We cannot let the Conservatives off the hook for their record or for what is happening locally. Over the past decade and a half, they had ample opportunity to do something about the situation, and they chose not to. In fact, they chose to do the opposite. Conservative politicians have a track record of voting for public spending cuts. That is on the public record. That is the ideology of Conservatism. The Conservatives cannot spend years squeezing the state and demanding tax cuts for millionaires and then call for a bigger share of a pot that, through their design, is smaller.
Let us say the quiet part out loud: public services did not get stretched by accident. They have been systematically squeezed for years by UK austerity. People at home do not need MSPs to explain what pressure looks like. They feel it in their everyday lives, and I see it reflected in my casework.
I agree that rurality, distance, harsh weather and an ageing population mean that it costs more to deliver services in Aberdeenshire, and Brexit has caused a serious labour shortage. That is why the Scottish Government has ensured that local government funding in Scotland is at record levels. Councils will receive almost £15.7 billion in the upcoming budget, and that matters. I am not saying that that will solve everything, but it cuts clean through the idea that the Scottish Government is simply not putting money into local services.

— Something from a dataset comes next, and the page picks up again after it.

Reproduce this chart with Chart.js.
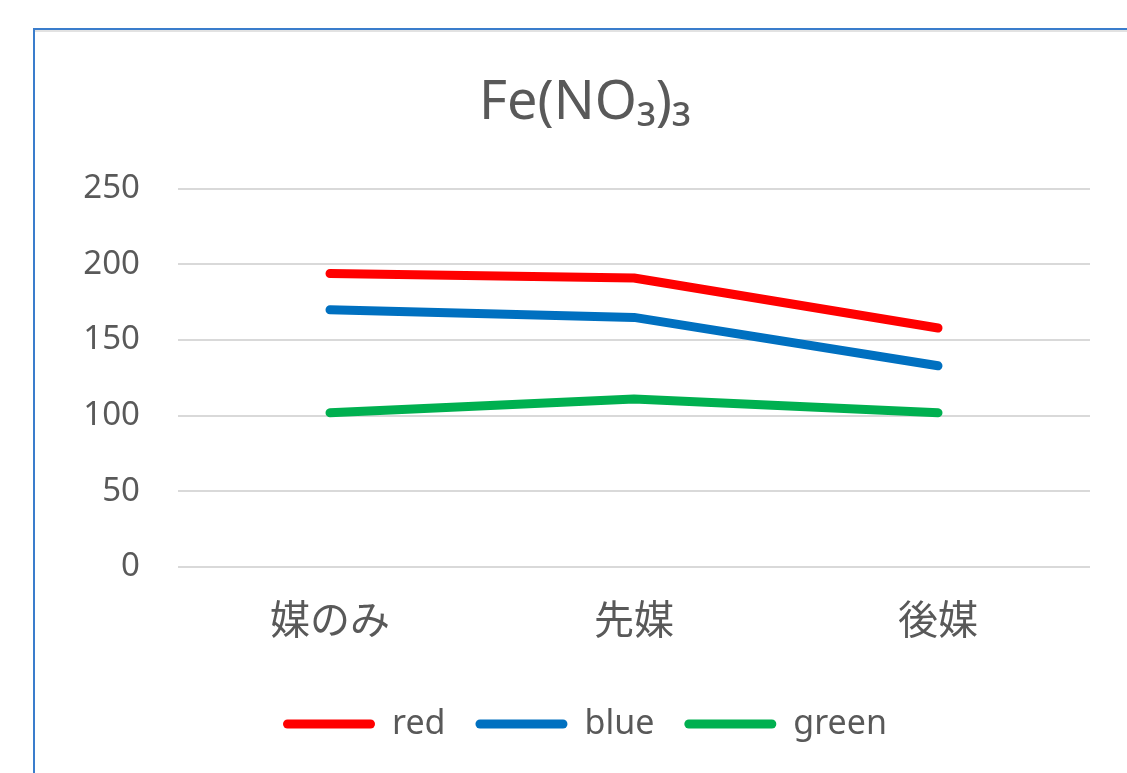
<!DOCTYPE html>
<html>
<head>
<meta charset="utf-8">
<script src="https://cdn.jsdelivr.net/npm/chart.js@4"></script>
<style>
  html, body { margin: 0; padding: 0; background: #fff; }
  body { width: 1127px; height: 773px; overflow: hidden; position: relative; }
  #frame {
    position: absolute; left: 33px; top: 28px; right: -10px; bottom: -10px;
    border-left: 2px solid #3a7dcc; border-top: 2px solid #3a7dcc;
    box-shadow: inset 0 2px 0 #e2e2e2;
  }
  #wrap { position: absolute; left: 0; top: 0; width: 1127px; height: 773px; }
</style>
</head>
<body>
<div id="frame"></div>
<div id="wrap"><canvas id="c" width="1127" height="773"></canvas></div>
<script>
// categories and series
const categories = ['媒のみ', '先媒', '後媒'];
const redValues = [194, 191, 158];
const blueValues = [170, 165, 133];
const greenValues = [102, 111, 102];
const seriesNames = ['red', 'blue', 'green'];
const seriesColors = ['#ff0000', '#0070c0', '#00b050'];
const yTicks = { min: 0, max: 250, step: 50 };
const chartTitle = 'Fe(NO₃)₃';

const textColor = '#595959';
const latin = '"Noto Sans", "Open Sans", sans-serif';
const cjk = '"Noto Sans CJK JP", "Noto Sans", sans-serif';

const seriesValues = [redValues, blueValues, greenValues];
const datasets = seriesNames.map((name, i) => ({
  label: name,
  data: seriesValues[i],
  borderColor: seriesColors[i],
  backgroundColor: seriesColors[i],
  borderWidth: 9,
  borderCapStyle: 'round',
  borderJoinStyle: 'round',
  pointRadius: 0,
  pointHoverRadius: 0,
  tension: 0,
  fill: false
}));

new Chart(document.getElementById('c'), {
  type: 'line',
  data: { labels: categories, datasets },
  options: {
    responsive: false,
    animation: false,
    events: [],
    layout: { padding: { left: 80, right: 37, top: 0, bottom: 22 } },
    plugins: {
      title: {
        display: true,
        text: chartTitle,
        color: textColor,
        font: { family: latin, size: 54, weight: 'normal' },
        padding: { top: 71, bottom: 53 }
      },
      legend: {
        display: true,
        position: 'bottom',
        labels: {
          color: textColor,
          font: { family: latin, size: 34 },
          boxWidth: 92,
          boxHeight: 9,
          useBorderRadius: true,
          borderRadius: 4.5,
          padding: 30,
          generateLabels(chart) {
            const items = Chart.defaults.plugins.legend.labels.generateLabels(chart);
            items.forEach(it => { it.lineWidth = 0; it.strokeStyle = 'rgba(0,0,0,0)'; });
            return items;
          }
        }
      },
      tooltip: { enabled: false }
    },
    scales: {
      x: {
        offset: true,
        grid: { display: false, drawTicks: false },
        border: { display: false },
        ticks: { color: textColor, font: { family: cjk, size: 40 }, padding: 28, maxRotation: 0 },
        afterFit(scale) { scale.height = 110; }
      },
      y: {
        min: yTicks.min,
        max: yTicks.max,
        grid: { color: '#d9d9d9', lineWidth: 2, drawTicks: false },
        border: { display: false },
        ticks: { stepSize: yTicks.step, color: textColor, font: { family: latin, size: 33 }, padding: 38 },
        afterFit(scale) { scale.width = 98; }
      }
    }
  }
});
</script>
</body>
</html>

There are two issues that we need to bear in mind: first, how the pot is shared out through COSLA’s distribution process; and, secondly, what happens after that. Councils choose priorities locally, and that local accountability matters. Councillors are democratically elected to make those decisions. What the motion tries to glide past is the fact that Aberdeenshire’s budget choices are made by the Tory council administration—it is those councillors who decide what is protected and what is cut. However, time and again, we see the same trick: local cuts are made, and then the Conservatives point to Holyrood and say, “It’s not our fault.”
There were alternatives. In Aberdeenshire, for example, the SNP council group put forward a different budget proposal and priorities to reduce the damage, but those options were rejected. People deserve to know that, because it means that some of what we are seeing was a choice and was not fate.
I will make a constructive call: when Aberdeenshire councillors set their budget later this month, I ask members on the Conservative benches to speak to their colleagues, asking them to work with the SNP council group and across parties to protect the most vulnerable. They must stop the blame game and do the hard work that it takes to get consensus for the benefit of the community. When cuts hit disability day services, that is not an abstract saving line, because families are left carrying the weight on their own. If we truly care about the ageing population, we cannot ignore the people who need support now or the carers who are already at breaking point. If Conservative members genuinely want a way forward, there it is.
We were promised the broad shoulders of the UK, but people in my communities do not feel at all upheld by UK broad shoulders. Instead, they feel weighed down by decisions that have been made elsewhere. Scotland can do better than this. With full powers in our hands—the hands of an independent Scotland—we can keep more resources here and invest in our public services in a way that people deserve.
The motion for debate is spin, dressed up as concern. My constituents deserve honesty and real solutions, and that is what I am offering today.